Selected Working Papers

1. Bank Competition and Entrepreneurial Gaps: Evidence from Bank Deregulation

Conditionally Accepted, Journal of Financial and Quantitative Analysis 

I analyze the effects of bank competition on gender and racial gaps in entrepreneurship. By leveraging interstate bank deregulation from 1994 to 2021, I find that stronger bank competition increases the quantity and quality of banking services offered to minority borrowers. Developing a novel measure of discrimination using narrative information in the complaints filed with the Consumer Financial Protection Bureau, I demonstrate that bank competition reduces discrimination, alleviating the financial constraints of female and minority entrepreneurs. Stronger bank competition also reduces gender and racial gaps in firm performance and business equity accumulation, promoting wealth equality and fostering equitable economic growth.


2. Does the Disclosure of Consumer Complaints Reduce Racial Disparities in the Mortgage Lending Market?

The Consumer Financial Protection Bureau (CFPB) publicly disclosed consumer complaint narratives in 2015. Utilizing a difference-in-differences design, I find that, following disclosure, CFPB-supervised banks whose complaint narratives are disclosed are less prone to discriminate against minority borrowers in the mortgage lending market. This reduces racial disparities in interest rates, default rates, and rejection rates. The disclosure saves minority borrowers $102 million in interest payments and aids over 14,000 minority households in securing loans annually, thereby narrowing the racial gap in homeownership. Stakeholders including consumers, peer banks, and stock market investors facilitate the disclosure’s effects on reducing discrimination.
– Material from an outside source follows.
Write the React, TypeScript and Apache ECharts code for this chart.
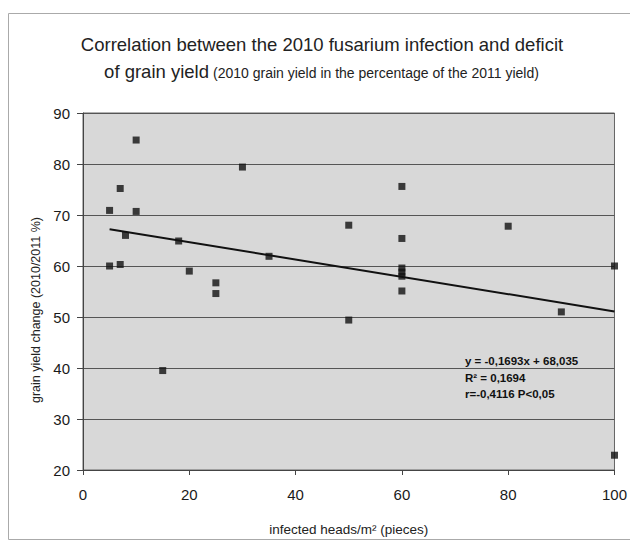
import React, { useEffect, useRef } from "react";
import * as echarts from "echarts";

const infectedHeads = [5, 5, 7, 7, 8, 10, 10, 15, 18, 20, 25, 25, 30, 35, 50, 50, 60, 60, 60, 60, 60, 60, 80, 90, 100, 100];
const yieldChange = [70.9, 60.0, 75.2, 60.3, 66.0, 84.7, 70.7, 39.5, 64.9, 59.0, 56.7, 54.6, 79.4, 61.9, 68.0, 49.4, 75.6, 65.4, 59.6, 58.8, 58.0, 55.1, 67.8, 51.0, 60.0, 22.9];
const trendX = [5, 100];
const trendY = [67.2, 51.1];
const titleLine1 = "Correlation between the 2010 fusarium infection and deficit";
const titleLine2a = "of grain yield";
const titleLine2b = "(2010 grain yield in the percentage of the 2011 yield)";
const equationLines = ["y = -0,1693x + 68,035", "R\u00B2 = 0,1694", "r=-0,4116 P<0,05"];
const yAxisName = "grain yield change (2010/2011 %)";
const xAxisName = "infected heads/m\u00B2 (pieces)";

const FONT = "'Liberation Sans', Arial, Helvetica, sans-serif";

export default function App() {
  const ref = useRef<HTMLDivElement>(null);
  useEffect(() => {
    if (!ref.current) return;
    const chart = echarts.init(ref.current, null, { renderer: "svg" });
    const points = infectedHeads.map((x, i) => [x, yieldChange[i]]);
    const trend = trendX.map((x, i) => [x, trendY[i]]);
    chart.setOption({
      animation: false,
      backgroundColor: "#ffffff",
      grid: {
        left: 83,
        top: 113,
        right: 15,
        bottom: 69,
        show: true,
        backgroundColor: "#d8d8d8",
        borderColor: "#666",
        borderWidth: 1,
      },
      xAxis: {
        type: "value",
        min: 0,
        max: 100,
        interval: 20,
        name: xAxisName,
        nameLocation: "middle",
        nameGap: 52,
        nameTextStyle: { fontFamily: FONT, fontSize: 13.5, color: "#222" },
        axisLine: { show: true, lineStyle: { color: "#444", width: 1 } },
        axisTick: { show: true, length: 5, lineStyle: { color: "#444" } },
        axisLabel: { margin: 17, fontFamily: FONT, fontSize: 15, color: "#1a1a1a" },
        splitLine: { show: false },
      },
      yAxis: {
        type: "value",
        min: 20,
        max: 90,
        interval: 10,
        axisLine: { show: true, lineStyle: { color: "#444", width: 1 } },
        axisTick: { show: true, length: 6, lineStyle: { color: "#444" } },
        axisLabel: { margin: 13, fontFamily: FONT, fontSize: 15, color: "#1a1a1a" },
        splitLine: { show: true, lineStyle: { color: "#555", width: 1 } },
      },
      series: [
        {
          type: "scatter",
          data: points,
          symbol: "rect",
          symbolSize: 7,
          itemStyle: { color: "#111" },
          clip: false,
          z: 3,
        },
        {
          type: "line",
          data: trend,
          symbol: "none",
          lineStyle: { color: "#111", width: 2 },
          z: 2,
        },
      ],
      graphic: [
        {
          type: "rect",
          shape: { x: 8.5, y: 13.5, width: 640, height: 526 },
          style: { fill: "none", stroke: "#aaa", lineWidth: 1 },
          silent: true,
        },
        {
          type: "text",
          x: 322,
          y: 44,
          style: { text: titleLine1, fontFamily: FONT, fontSize: 18.5, fill: "#222", align: "center", verticalAlign: "middle" },
        },
        {
          type: "text",
          x: 209,
          y: 71,
          style: { text: titleLine2a, fontFamily: FONT, fontSize: 18.5, fill: "#222", align: "right", verticalAlign: "middle" },
        },
        {
          type: "text",
          x: 213,
          y: 72.5,
          style: { text: titleLine2b, fontFamily: FONT, fontSize: 14, fill: "#222", align: "left", verticalAlign: "middle" },
        },
        {
          type: "text",
          x: 36,
          y: 310,
          rotation: Math.PI / 2,
          style: { text: yAxisName, fontFamily: FONT, fontSize: 12.5, fill: "#222", align: "center", verticalAlign: "middle" },
        },
        ...equationLines.map((t, i) => ({
          type: "text",
          x: 465,
          y: [360.5, 377.5, 393.5][i],
          style: { text: t, fontFamily: FONT, fontSize: 11.5, fontWeight: "bold", fill: "#111", align: "left", verticalAlign: "middle" },
        })),
      ],
    });
    return () => chart.dispose();
  }, []);
  return <div ref={ref} style={{ position: "fixed", left: 0, top: 0, width: 630, height: 541 }} />;
}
3. Five Facts about Bequest Motives (with Rawley Heimer)

Rising differences in generational wealth and the economic effects of inheritances make it increasingly important to understand individuals' bequest motives. We document five novel empirical facts about individuals' preferences and expectations toward bequests using survey data spanning three decades. (1) Households with heirs exhibit stronger bequest preferences. (2) Bequest motives follow a U-shaped pattern over the life cycle. (3) The perceived importance of bequests rises sharply among the top two deciles of the wealth distribution. (4) Stock owners, particularly those who experience high market returns, report stronger bequest preferences. (5) Individuals systematically overestimate their bequests' likelihood and size. These stylized facts provide new benchmarks for evaluating economic models and suggest that alternatives to the static treatment of bequest motives may better reflect observed behavior. Finally, we examine the implications of these findings for wealth accumulation and portfolio choice within a canonical life-cycle model with precautionary savings.


4. Shedding Light on Bias: Consumer Complaint Disclosure and Racial Equity in Financial Services (with Ningzhe Zhou) 

We investigate the effect of the Consumer Financial Protection Bureau's 2015 disclosure of complaint narratives on reducing racial disparities in financial services. Employing a triple-differences approach that compares the performance of affected and unaffected financial institutions across communities with varying racial compositions, we find that post-disclosure, minority communities experience welfare enhancements. These include higher savings interest rates (amounting to over $50 million annually), reduced maintenance fees, and lower interest rates on auto loans and credit cards. The research emphasizes the broad impact of service quality disclosure in mitigating racial disparities in savings and lending markets. 


5. Policy Uncertainty and Household Credit Access: Evidence from Peer-to-Peer Crowdfunding (with Bibo Liu and Xuan Tian)

This paper studies how policy uncertainty affects household credit access. Using crowdfunding data from a major peer-to-peer (P2P) crowdfunding platform, Prosper.com, and a news-based policy uncertainty index developed by Baker, Bloom, and Davis (2016), we find that policy uncertainty negatively affects households’ access to small loans. Using an instrument variable based on partisan conflicts and a difference-in-differences analysis relying on plausibly exogenous variation in policy uncertainty generated by gubernatorial elections, we show that the relation is likely causal. Investors’ increased caution on deal selection and enhanced value of the “wait-and-see” option appear to be two plausible underlying channels through which policy uncertainty affects P2P crowdfunding. Further evidence suggests that policy uncertainty decreases households’ incentives to borrow at the aggregate level, and increases loan interest rates and default probabilities.